[STATED TASK] Transcribe the material exactly. Images do not belong in the copy.

<<<<

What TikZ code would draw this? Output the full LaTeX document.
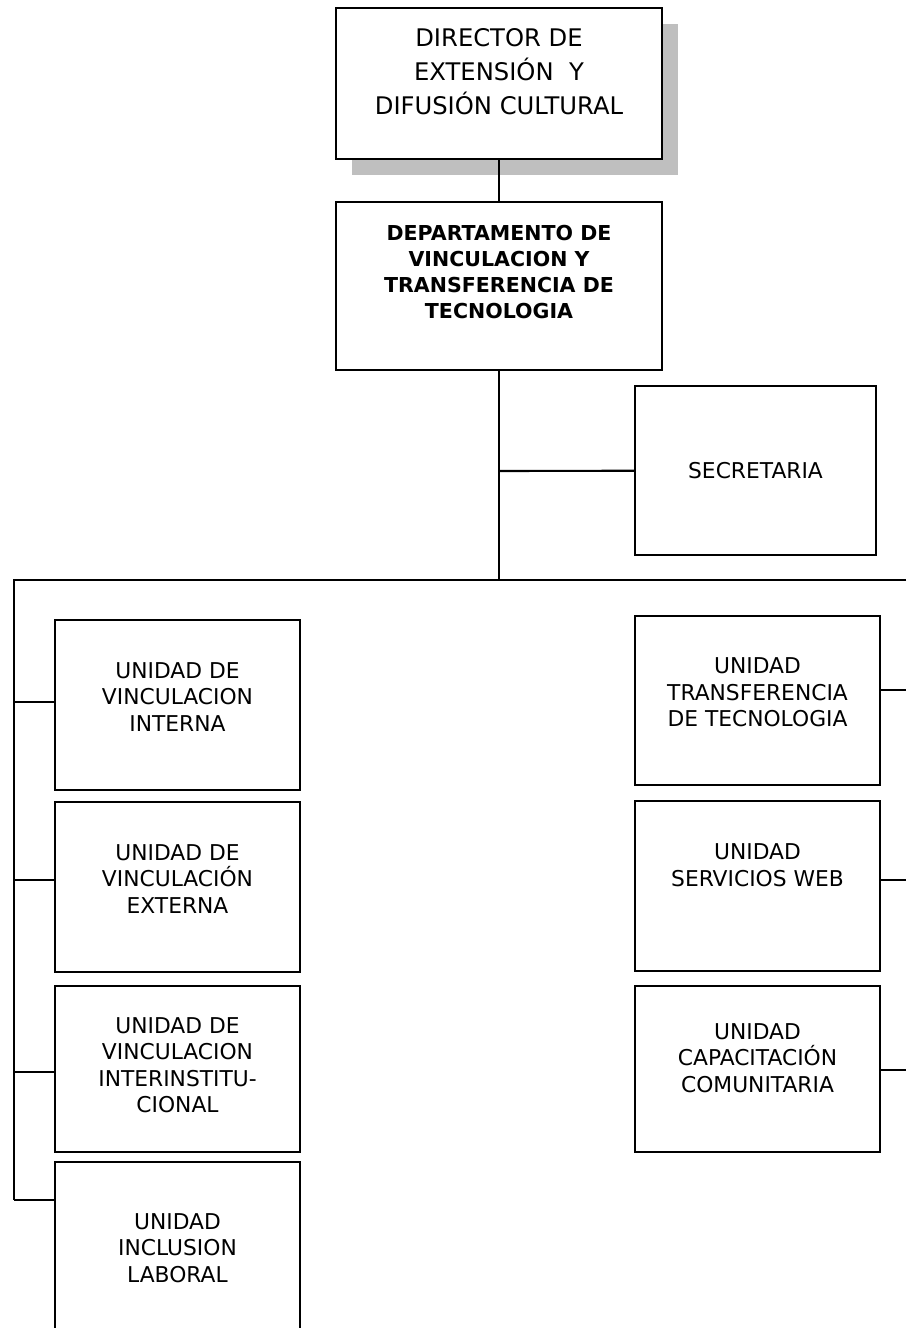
\documentclass[tikz,border=0pt]{standalone}
\usepackage{fontspec}
\setmainfont{DejaVu Sans}
\usetikzlibrary{positioning,calc,shadows}

\begin{document}
\begin{tikzpicture}[x=0.02cm, y=-0.02cm,
  box/.style={draw=black, line width=1.2pt, fill=white, inner sep=2pt,
             align=center, font=\fontsize{12.4}{15}\selectfont},
  unitbox/.style={box, minimum width=4.9cm},
  topbox/.style={box, minimum width=6.52cm},
  edge/.style={line width=1.2pt, black},
]
\useasboundingbox (0,0) rectangle (906,1328);

% top of the chart
\node[topbox, minimum height=3.02cm, font=\fontsize{13.8}{19.4}\selectfont,
      drop shadow={shadow xshift=0.32cm, shadow yshift=-0.32cm,
                   fill=black!25, opacity=1}]
  (dir) at (499, 83.5) {DIRECTOR DE\\EXTENSIÓN\ \ Y\\DIFUSIÓN CULTURAL\\[-5.8pt]};
\node[topbox, minimum height=3.36cm, font=\fontsize{11.7}{14.8}\selectfont\bfseries]
  (dept) at (499, 286) {DEPARTAMENTO DE\\VINCULACION Y\\TRANSFERENCIA DE\\TECNOLOGIA\\[1.2pt]};
\node[box, minimum width=4.82cm, minimum height=3.38cm]
  (sec) at (755.5, 470.5) {SECRETARIA};

% left column
\node[unitbox, minimum height=3.4cm]  (uint) at (177.5, 705)  {UNIDAD DE\\VINCULACION\\INTERNA\\[-5.8pt]};
\node[unitbox, minimum height=3.4cm]  (uext) at (177.5, 887)  {UNIDAD DE\\VINCULACIÓN\\EXTERNA\\[-5.8pt]};
\node[unitbox, minimum height=3.32cm] (uins) at (177.5, 1069) {UNIDAD DE\\VINCULACION\\INTERINSTITU-\\CIONAL\\[-10.4pt]};
\node[unitbox, minimum height=3.44cm] (ulab) at (177.5, 1248) {UNIDAD\\INCLUSION\\LABORAL};

% right column
\node[unitbox, minimum height=3.38cm] (utt)  at (757.5, 700.5) {UNIDAD\\TRANSFERENCIA\\DE TECNOLOGIA\\[-5.4pt]};
\node[unitbox, minimum height=3.4cm]  (uweb) at (757.5, 886)   {UNIDAD\\SERVICIOS WEB\\[9pt]};
\node[unitbox, minimum height=3.32cm] (ucap) at (757.5, 1069)  {UNIDAD\\CAPACITACIÓN\\COMUNITARIA\\[-2.4pt]};

% bus points
\coordinate (hub)  at (499, 580);
\coordinate (lbus) at (14, 580);
\coordinate (rbus) at (906, 580);
\coordinate (secj) at (499, 471);
\coordinate (l1) at (14, 702);
\coordinate (l2) at (14, 880);
\coordinate (l3) at (14, 1072);
\coordinate (l4) at (14, 1200);
\coordinate (r1) at (906, 690);
\coordinate (r2) at (906, 880);
\coordinate (r3) at (906, 1070);

\draw[edge] (dir) -- (dept);
\draw[edge] (dept) -- (hub);
\draw[edge] (secj) -- (sec);
\draw[edge] (rbus) -- (lbus) -- (l4);
\draw[edge] (l1) -- (uint.west |- l1);
\draw[edge] (l2) -- (uext.west |- l2);
\draw[edge] (l3) -- (uins.west |- l3);
\draw[edge] (l4) -- (ulab.west |- l4);
\draw[edge] (utt.east |- r1) -- (r1);
\draw[edge] (uweb.east |- r2) -- (r2);
\draw[edge] (ucap.east |- r3) -- (r3);
\end{tikzpicture}
\end{document}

>>>>

[THE ANSWER]
What TikZ code would draw this? Output the full LaTeX document.
\documentclass[tikz,border=0pt]{standalone}
\usepackage{fontspec}
\setmainfont{DejaVu Sans}
\usetikzlibrary{positioning,calc,shadows}

\begin{document}
\begin{tikzpicture}[x=0.02cm, y=-0.02cm,
  box/.style={draw=black, line width=1.2pt, fill=white, inner sep=2pt,
             align=center, font=\fontsize{12.4}{15}\selectfont},
  unitbox/.style={box, minimum width=4.9cm},
  topbox/.style={box, minimum width=6.52cm},
  edge/.style={line width=1.2pt, black},
]
\useasboundingbox (0,0) rectangle (906,1328);

% top of the chart
\node[topbox, minimum height=3.02cm, font=\fontsize{13.8}{19.4}\selectfont,
      drop shadow={shadow xshift=0.32cm, shadow yshift=-0.32cm,
                   fill=black!25, opacity=1}]
  (dir) at (499, 83.5) {DIRECTOR DE\\EXTENSIÓN\ \ Y\\DIFUSIÓN CULTURAL\\[-5.8pt]};
\node[topbox, minimum height=3.36cm, font=\fontsize{11.7}{14.8}\selectfont\bfseries]
  (dept) at (499, 286) {DEPARTAMENTO DE\\VINCULACION Y\\TRANSFERENCIA DE\\TECNOLOGIA\\[1.2pt]};
\node[box, minimum width=4.82cm, minimum height=3.38cm]
  (sec) at (755.5, 470.5) {SECRETARIA};

% left column
\node[unitbox, minimum height=3.4cm]  (uint) at (177.5, 705)  {UNIDAD DE\\VINCULACION\\INTERNA\\[-5.8pt]};
\node[unitbox, minimum height=3.4cm]  (uext) at (177.5, 887)  {UNIDAD DE\\VINCULACIÓN\\EXTERNA\\[-5.8pt]};
\node[unitbox, minimum height=3.32cm] (uins) at (177.5, 1069) {UNIDAD DE\\VINCULACION\\INTERINSTITU-\\CIONAL\\[-10.4pt]};
\node[unitbox, minimum height=3.44cm] (ulab) at (177.5, 1248) {UNIDAD\\INCLUSION\\LABORAL};

% right column
\node[unitbox, minimum height=3.38cm] (utt)  at (757.5, 700.5) {UNIDAD\\TRANSFERENCIA\\DE TECNOLOGIA\\[-5.4pt]};
\node[unitbox, minimum height=3.4cm]  (uweb) at (757.5, 886)   {UNIDAD\\SERVICIOS WEB\\[9pt]};
\node[unitbox, minimum height=3.32cm] (ucap) at (757.5, 1069)  {UNIDAD\\CAPACITACIÓN\\COMUNITARIA\\[-2.4pt]};

% bus points
\coordinate (hub)  at (499, 580);
\coordinate (lbus) at (14, 580);
\coordinate (rbus) at (906, 580);
\coordinate (secj) at (499, 471);
\coordinate (l1) at (14, 702);
\coordinate (l2) at (14, 880);
\coordinate (l3) at (14, 1072);
\coordinate (l4) at (14, 1200);
\coordinate (r1) at (906, 690);
\coordinate (r2) at (906, 880);
\coordinate (r3) at (906, 1070);

\draw[edge] (dir) -- (dept);
\draw[edge] (dept) -- (hub);
\draw[edge] (secj) -- (sec);
\draw[edge] (rbus) -- (lbus) -- (l4);
\draw[edge] (l1) -- (uint.west |- l1);
\draw[edge] (l2) -- (uext.west |- l2);
\draw[edge] (l3) -- (uins.west |- l3);
\draw[edge] (l4) -- (ulab.west |- l4);
\draw[edge] (utt.east |- r1) -- (r1);
\draw[edge] (uweb.east |- r2) -- (r2);
\draw[edge] (ucap.east |- r3) -- (r3);
\end{tikzpicture}
\end{document}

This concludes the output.